The major obstacle in Henry Aaron's pursuit of the triple crown in 1957 is one Stan Musial, who won his first batting championship when Aaron was just 4 years old. The year was 1943, and Musial—like Aaron when he got his first batting title last year—was 22.
Now, 14 years and five batting crowns later, Musial is feeling the weight of the years, but at the same time is successfully fighting it. In the month since the All-Star Game, when the sweltering heat of midsummer normally has an enervating effect on 36-year-old ballplayers, Musial's 31 hits, 19 RBIs and four home runs have moved him ahead of Aaron as the National League's leading run producer.
Two months ago, after Musial broke the National League record for consecutive games played, he admitted, "I'm not anxious to keep it going now. I'll sit out a game or two this season, like the second game of a double-header. They tire me out now. My reflexes go and I feel and look tired. So I don't expect to keep it up."
When Musial said that, the Cardinals were in fifth place. Since then, they have moved into the middle of an unbelievable pennant merry-go-round. "This is the most exciting race I've known," now says Musial. "We had some good races with Brooklyn in past years, but nothing like this, where we play a contender every day."
Instead of resting, a visibly tired Musial has played in every game (he did sit out one, but since it was suspended and will be finished next month, he may still get a chance to play in it). "This St. Louis weather, on a long home stand like this one, takes something out of you. I've never liked to play here more than two weeks at a stretch."
National League pitchers may be forgiven for being skeptical about Musial's fatigue. With the temperature in the mid-90s one day last week in St. Louis, Stan hit two home runs and two singles in four at bats, driving in four runs to put the Cardinals in first place for the fourth time this season.
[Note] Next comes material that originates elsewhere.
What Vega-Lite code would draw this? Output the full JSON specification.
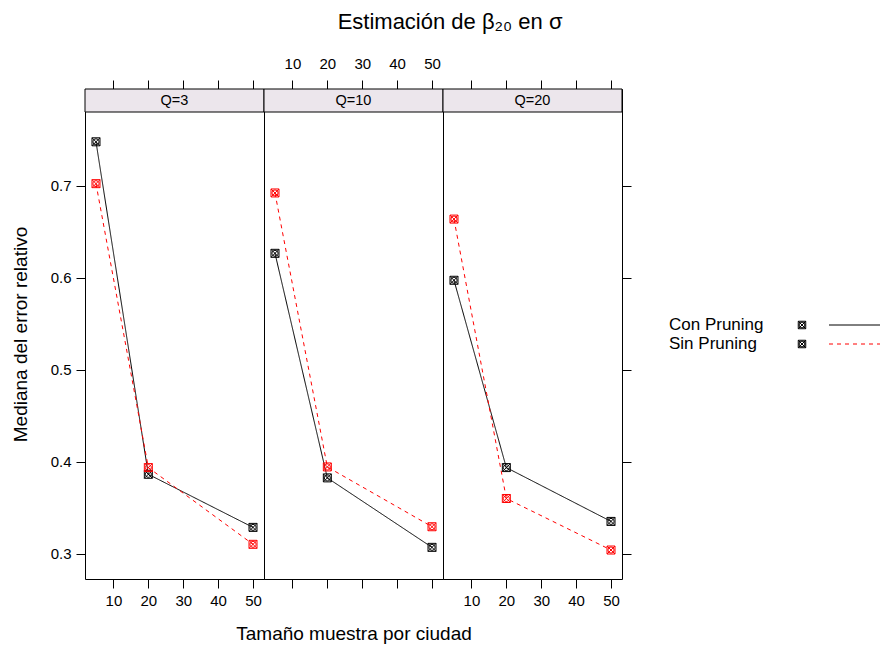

Incidental to Musial at the time was the fact that his two home runs had vaulted him past the illustrious Ty Cobb into third place on the alltime list of extra-base hitters. Only Babe Ruth and Lou Gehrig have had more.
"It isn't that I've found a way to beat the sapping heat out here," Musial said after the game. "I simply got something straightened out. After 15 years in this park I still get anxious to pull the ball here. I take my eye off it, I guess, and begin pulling for that right-field fence. Del Ennis and some of the others watched me and told me what I was doing wrong."
By the end of the week, Musial was still playing every game and the Cardinals had won eight straight and 14 out of their last 17 games.